**Data extract**
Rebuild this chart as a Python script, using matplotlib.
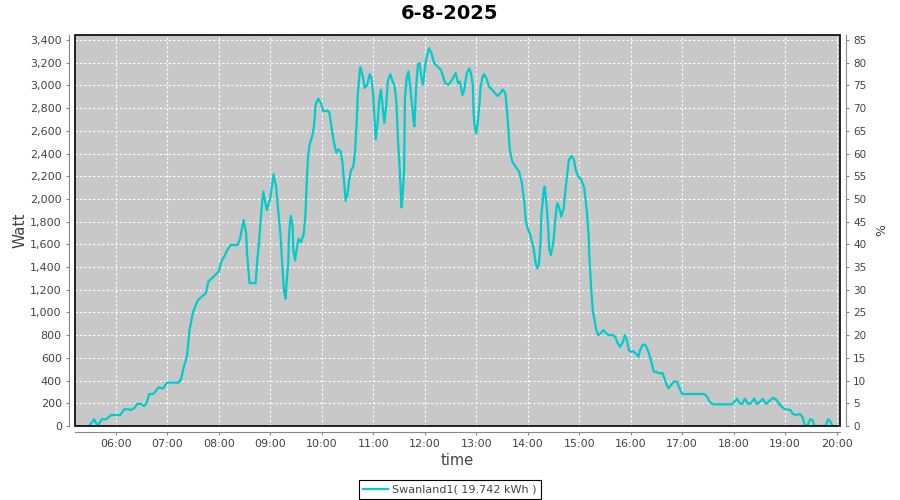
import matplotlib
matplotlib.use("Agg")
import matplotlib.pyplot as plt
from matplotlib.patches import Rectangle
from matplotlib.ticker import FuncFormatter

title = "6-8-2025"
series_name = "Swanland1( 19.742 kWh )"

times = [
    "05:29", "05:35", "05:39", "05:44", "05:49", "05:55", "06:00", "06:05", "06:10", "06:15",
    "06:18", "06:22", "06:25", "06:30", "06:33", "06:36", "06:39", "06:44", "06:48", "06:50",
    "06:55", "07:00", "07:10", "07:13", "07:16", "07:19", "07:23", "07:26", "07:30", "07:33",
    "07:36", "07:42", "07:45", "07:48", "07:52", "07:56", "08:00", "08:03", "08:07", "08:10",
    "08:14", "08:22", "08:25", "08:29", "08:32", "08:33", "08:36", "08:40", "08:43", "08:45",
    "08:47", "08:50", "08:52", "08:56", "08:58", "09:00", "09:04", "09:07", "09:09", "09:12",
    "09:14", "09:16", "09:18", "09:19", "09:21", "09:22", "09:24", "09:26", "09:27", "09:29",
    "09:30", "09:33", "09:36", "09:39", "09:41", "09:43", "09:44", "09:46", "09:49", "09:51",
    "09:53", "09:56", "09:59", "10:02", "10:07", "10:09", "10:11", "10:14", "10:17", "10:19",
    "10:22", "10:24", "10:26", "10:28", "10:30", "10:32", "10:34", "10:37", "10:39", "10:41",
    "10:42", "10:44", "10:45", "10:48", "10:50", "10:53", "10:56", "10:58", "11:00", "11:02",
    "11:03", "11:05", "11:07", "11:09", "11:10", "11:12", "11:13", "11:15", "11:17", "11:20",
    "11:22", "11:25", "11:27", "11:29", "11:31", "11:33", "11:34", "11:36", "11:37", "11:39",
    "11:41", "11:43", "11:45", "11:47", "11:48", "11:50", "11:52", "11:54", "11:56", "11:58",
    "12:00", "12:02", "12:05", "12:08", "12:11", "12:15", "12:19", "12:22", "12:24", "12:28",
    "12:32", "12:36", "12:39", "12:41", "12:44", "12:46", "12:49", "12:52", "12:54", "12:56",
    "12:57", "12:58", "13:00", "13:02", "13:04", "13:05", "13:07", "13:09", "13:12", "13:15",
    "13:19", "13:22", "13:25", "13:28", "13:31", "13:34", "13:36", "13:38", "13:39", "13:42",
    "13:46", "13:50", "13:53", "13:56", "13:58", "14:00", "14:03", "14:07", "14:09", "14:11",
    "14:13", "14:15", "14:16", "14:19", "14:20", "14:22", "14:24", "14:25", "14:27", "14:30",
    "14:32", "14:34", "14:35", "14:38", "14:39", "14:42", "14:44", "14:46", "14:48", "14:51",
    "14:54", "14:56", "14:59", "15:02", "15:04", "15:06", "15:09", "15:11", "15:12", "15:14",
    "15:16", "15:18", "15:20", "15:22", "15:25", "15:28", "15:31", "15:34", "15:39", "15:42",
    "15:45", "15:48", "15:51", "15:53", "15:55", "15:58", "16:00", "16:03", "16:07", "16:09",
    "16:11", "16:14", "16:17", "16:20", "16:23", "16:25", "16:27", "16:30", "16:33", "16:37",
    "16:39", "16:42", "16:44", "16:47", "16:50", "16:54", "16:57", "17:00", "17:26", "17:29",
    "17:32", "17:36", "17:58", "18:01", "18:04", "18:07", "18:10", "18:13", "18:17", "18:20",
    "18:24", "18:27", "18:30", "18:34", "18:38", "18:42", "18:46", "18:50", "18:54", "18:58",
    "19:01", "19:06", "19:09", "19:13", "19:17", "19:20", "19:23", "19:26", "19:29", "19:32",
    "19:34", "19:47", "19:50", "19:52", "19:55",
]

watts = [
    0, 59, 0, 60, 60, 97, 97, 95, 147, 147,
    140, 160, 194, 194, 175, 200, 282, 282, 320, 340,
    330, 382, 382, 380, 410, 508, 611, 845, 1000, 1060,
    1110, 1150, 1169, 1271, 1300, 1330, 1360, 1447, 1500, 1550,
    1594, 1594, 1653, 1814, 1700, 1521, 1257, 1260, 1257, 1460,
    1620, 1917, 2064, 1902, 1950, 2000, 2217, 2100, 1925, 1690,
    1430, 1195, 1122, 1254, 1430, 1690, 1852, 1779, 1546, 1458,
    1517, 1650, 1620, 1690, 1852, 2217, 2363, 2480, 2553, 2640,
    2830, 2883, 2845, 2772, 2778, 2758, 2655, 2509, 2407, 2436,
    2422, 2334, 2159, 1984, 2042, 2159, 2247, 2290, 2422, 2714,
    2918, 3093, 3161, 3079, 2977, 3006, 3099, 3064, 2918, 2655,
    2524, 2655, 2860, 2962, 2889, 2743, 2670, 2801, 3035, 3099,
    3050, 2991, 2860, 2509, 2247, 1925, 1998, 2247, 2889, 3064,
    3123, 3006, 2845, 2685, 2640, 2977, 3181, 3196, 3079, 3006,
    3137, 3240, 3327, 3283, 3196, 3166, 3137, 3064, 3020, 3006,
    3050, 3108, 3020, 3033, 2915, 2959, 3106, 3150, 3106, 3004,
    2769, 2651, 2578, 2680, 2857, 2974, 3062, 3100, 3062, 2989,
    2959, 2930, 2907, 2930, 2965, 2930, 2769, 2563, 2445, 2328,
    2284, 2240, 2152, 1976, 1799, 1741, 1682, 1564, 1447, 1388,
    1418, 1623, 1858, 2093, 2108, 1947, 1741, 1564, 1506, 1623,
    1799, 1947, 1961, 1888, 1844, 1917, 2079, 2211, 2343, 2378,
    2343, 2255, 2196, 2175, 2137, 2093, 1888, 1682, 1476, 1212,
    1006, 933, 845, 801, 816, 845, 821, 801, 801, 786,
    727, 698, 742, 801, 772, 668, 654, 659, 630, 610,
    668, 718, 713, 668, 595, 536, 478, 478, 463, 469,
    428, 361, 331, 361, 390, 390, 331, 282, 282, 258,
    214, 191, 191, 214, 240, 200, 194, 240, 194, 200,
    243, 194, 211, 238, 194, 223, 249, 229, 185, 155,
    147, 141, 106, 97, 106, 82, 9, 0, 59, 53,
    0, 0, 59, 47, 0,
]

hour_ticks = list(range(6, 21))
watt_ticks = list(range(0, 3401, 200))
pct_ticks = list(range(0, 86, 5))


def to_hours(s):
    h, m = s.split(":")
    return int(h) + int(m) / 60


hours = [to_hours(t) for t in times]

line_color = "#00CCCC"
text_color = "#444444"
axis_color = "#888888"

fig = plt.figure(figsize=(9, 5), dpi=100)
ax = fig.add_axes([75 / 900, 1 - 426 / 500, 765 / 900, 391 / 500])
ax.set_facecolor("#C8C8C8")

ax.plot(hours, watts, color=line_color, lw=1.6, label=series_name, zorder=3)

ax.set_xlim(5.21, 20.065)
ax.set_ylim(0, 3444)
ax.set_xticks(hour_ticks)
ax.xaxis.set_major_formatter(FuncFormatter(lambda v, p: "%02d:00" % int(round(v))))
ax.set_yticks(watt_ticks)
ax.yaxis.set_major_formatter(FuncFormatter(lambda v, p: "{:,}".format(int(v))))
ax.grid(True, color="white", lw=0.8, linestyle=(0, (2, 2)))

for side in ["top", "right"]:
    ax.spines[side].set_visible(False)
for side in ["left", "bottom"]:
    ax.spines[side].set_position(("outward", 4))
    ax.spines[side].set_color(axis_color)
ax.add_patch(Rectangle((0, 0), 1, 1, transform=ax.transAxes, fill=False,
                       edgecolor="black", lw=1.2, zorder=4, clip_on=False))
ax.tick_params(axis="both", colors=axis_color, labelcolor=text_color,
               labelsize=8, length=2, direction="out")

ax.set_ylabel("Watt", fontsize=11, color=text_color, labelpad=2)
ax.set_xlabel("time", fontsize=10.5, color=text_color, labelpad=3)

ax2 = ax.twinx()
ax2.set_ylim(0, 3444 / 40)
ax2.set_yticks(pct_ticks)
for side in ["top", "left", "bottom"]:
    ax2.spines[side].set_visible(False)
ax2.spines["right"].set_position(("outward", 4))
ax2.spines["right"].set_color(axis_color)
ax2.tick_params(axis="y", colors=axis_color, labelcolor=text_color,
                labelsize=7.5, length=2, direction="out")
ax2.set_ylabel("%", fontsize=9, color=text_color, labelpad=6)

fig.suptitle(title, fontsize=14, fontweight="bold", y=0.992)

leg = fig.legend(loc="lower center", bbox_to_anchor=(0.5, 0.0), fontsize=8,
                 frameon=True, fancybox=False, edgecolor="black", framealpha=1,
                 handlelength=2.2, borderpad=0.4, handletextpad=0.4,
                 borderaxespad=0.1)
leg.get_frame().set_linewidth(0.8)
for t in leg.get_texts():
    t.set_color(text_color)

fig.savefig("out.png", dpi=100)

**Task**
Look through the listing above. Pick out each line with "matplotlib" and copy it.

**Written answer**
Rebuild this chart as a Python script, using matplotlib.
import matplotlib
matplotlib.use("Agg")
import matplotlib.pyplot as plt
from matplotlib.patches import Rectangle
from matplotlib.ticker import FuncFormatter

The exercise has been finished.